Brave New World (excerpt)

Aldous Huxley, 1939

Mothers and fathers, brothers and sisters. But there were also husbands, wives, lovers. There were also monogamy and romance.

"Though you probably don't know what those are," said Mustapha Mond.

They shook their heads.

Family, monogamy, romance. Everywhere exclusiveness, a narrow channeling of impulse and energy.

...

"Think of water under pressure in a pipe." They thought of it. "I pierce it once," said the Controller. "What a jet!"

He pierced it twenty times. There were twenty piddling little fountains.

"My baby. My baby... !"
"Mother!" The madness is infectious.
"My love, my one and only, precious, precious..."

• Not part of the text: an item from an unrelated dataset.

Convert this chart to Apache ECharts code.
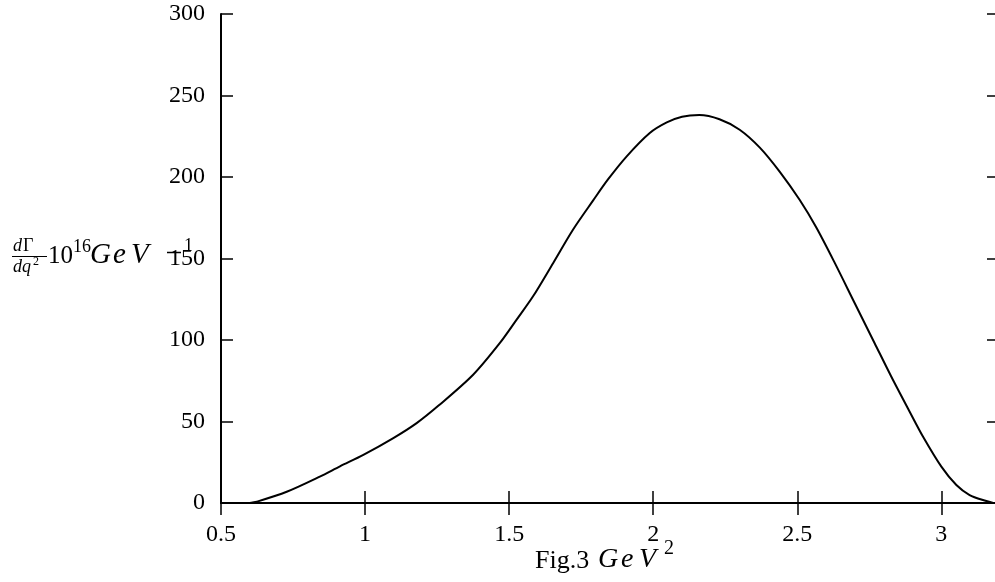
<!DOCTYPE html>
<html>
<head>
<meta charset="utf-8">
<script src="https://cdn.jsdelivr.net/npm/echarts@6/dist/echarts.min.js"></script>
<style>
  html, body { margin: 0; padding: 0; background: #fff; overflow: hidden; }
  #chart { width: 995px; height: 582px; }
</style>
</head>
<body>
<div id="chart"></div>
<script>
// q^2 in GeV^2 and dGamma/dq^2 (10^16 GeV^-1)
var q2 = [0.6, 0.624, 0.728, 0.843, 0.913, 0.994, 1.098, 1.179, 1.254, 1.375, 1.468, 1.526,
  1.583, 1.653, 1.722, 1.791, 1.843, 1.908, 1.988, 2.047, 2.10, 2.16, 2.23, 2.30, 2.37,
  2.44, 2.508, 2.566, 2.630, 2.699, 2.768, 2.826, 2.890, 2.936, 3.0, 3.052, 3.098, 3.156, 3.18]
var rate = [0, 0.8, 6.9, 16.2, 22.5, 29.5, 39.8, 49, 59.6, 78.7, 98.2, 112.5,
  126.8, 147.3, 167.8, 185.5, 198.5, 212.7, 227, 233.5, 237, 238, 235.4, 229, 218,
  203, 186, 169, 147.3, 122.7, 98.2, 77.6, 56, 40.8, 22.3, 11, 4.9, 1.2, 0]

var xTicks = [0.5, 1, 1.5, 2, 2.5, 3]
var yTicks = [0, 50, 100, 150, 200, 250, 300]

var serif = '"Liberation Serif", "DejaVu Serif", serif'

var chart = echarts.init(document.getElementById('chart'), null, { renderer: 'canvas' })

function axisBase(show) {
    return {
        axisLine: { show: true, lineStyle: { color: '#000', width: 2 } },
        axisTick: { show: true, inside: true, length: 12, lineStyle: { color: '#000', width: 1.5 } },
        splitLine: { show: false },
        axisLabel: {
            show: show,
            color: '#000',
            fontFamily: serif,
            fontSize: 24,
            showMaxLabel: false
        }
    }
}

var xBottom = Object.assign(axisBase(true), {
    type: 'value', position: 'bottom', min: 0.5, max: 3.2, interval: 0.5
})
xBottom.axisLabel.margin = 20
xBottom.axisLabel.formatter = function (v) {
    return xTicks.indexOf(+v.toFixed(2)) >= 0 ? String(v) : ''
}

var xTop = Object.assign(axisBase(false), {
    type: 'value', position: 'top', min: 0.5, max: 3.2, interval: 0.5
})

var yLeft = Object.assign(axisBase(true), {
    type: 'value', position: 'left', min: 0, max: 300, interval: 50
})
yLeft.axisLabel.margin = 16
yLeft.axisLabel.showMaxLabel = true
yLeft.axisLabel.formatter = function (v) {
    return yTicks.indexOf(v) >= 0 ? String(v) : ''
}

var yRight = Object.assign(axisBase(false), {
    type: 'value', position: 'right', min: 0, max: 300, interval: 50
})

function txt(left, top, text, font) {
    return { type: 'text', left: left, top: top, style: { text: text, font: font + ' ' + serif, fill: '#000' } }
}

var options = {
    backgroundColor: '#fff',
    animation: false,
    grid: { left: 221, top: 14, width: 778, height: 489, containLabel: false, outerBoundsMode: 'none' },
    xAxis: [xBottom, xTop],
    yAxis: [yLeft, yRight],
    series: [{
        type: 'line',
        xAxisIndex: 0,
        yAxisIndex: 0,
        data: q2.map(function (x, i) { return [x, rate[i]] }),
        smooth: 0.3,
        showSymbol: false,
        lineStyle: { color: '#000', width: 2 }
    }],
    graphic: [
        // y label: dGamma/dq^2 10^16 GeV^-1
        txt(13, 237, 'd', 'italic 18px'),
        txt(23, 237, 'Γ', '18px'),
        { type: 'line', shape: { x1: 12, y1: 256.5, x2: 47, y2: 256.5 }, style: { stroke: '#000', lineWidth: 1 } },
        txt(13, 258, 'dq', 'italic 18px'),
        txt(33, 256, '2', '12px'),
        txt(48, 244, '10', '25px'),
        txt(73, 238, '16', '18px'),
        txt(90, 241, 'G', 'italic 29px'),
        txt(113, 241, 'e', 'italic 29px'),
        txt(131, 241, 'V', 'italic 29px'),
        { type: 'line', shape: { x1: 167, y1: 252.5, x2: 181, y2: 252.5 }, style: { stroke: '#000', lineWidth: 1.5 } },
        txt(184, 237, '1', '18px'),
        // x label: Fig.3 GeV^2
        txt(535, 548, 'Fig.3', '26px'),
        txt(598, 546, 'G', 'italic 28px'),
        txt(621, 546, 'e', 'italic 28px'),
        txt(639, 546, 'V', 'italic 28px'),
        txt(664, 539, '2', '20px')
    ]
}

chart.setOption(options)
</script>
</body>
</html>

Mother, monogamy, romance. High spurts the fountain; fierce and foamy the wild jet. The urge has but a single outlet. My love, my baby. No wonder these poor premoderns were mad and wicked and miserable. Their world didn't allow them to take things easily, didn't allow them to be sane, virtuous, happy. What with mothers and lovers, what with the prohibitions they were not conditioned to obey, what with the temptations and the lonely remorses, what with all the diseases and the endless isolating pain, what with the uncertainties and the poverty -- they were forced to feel strongly. And feeling strongly(and strongly, what was more, in solitude, in hopelessly individual isolation), how could they be stable?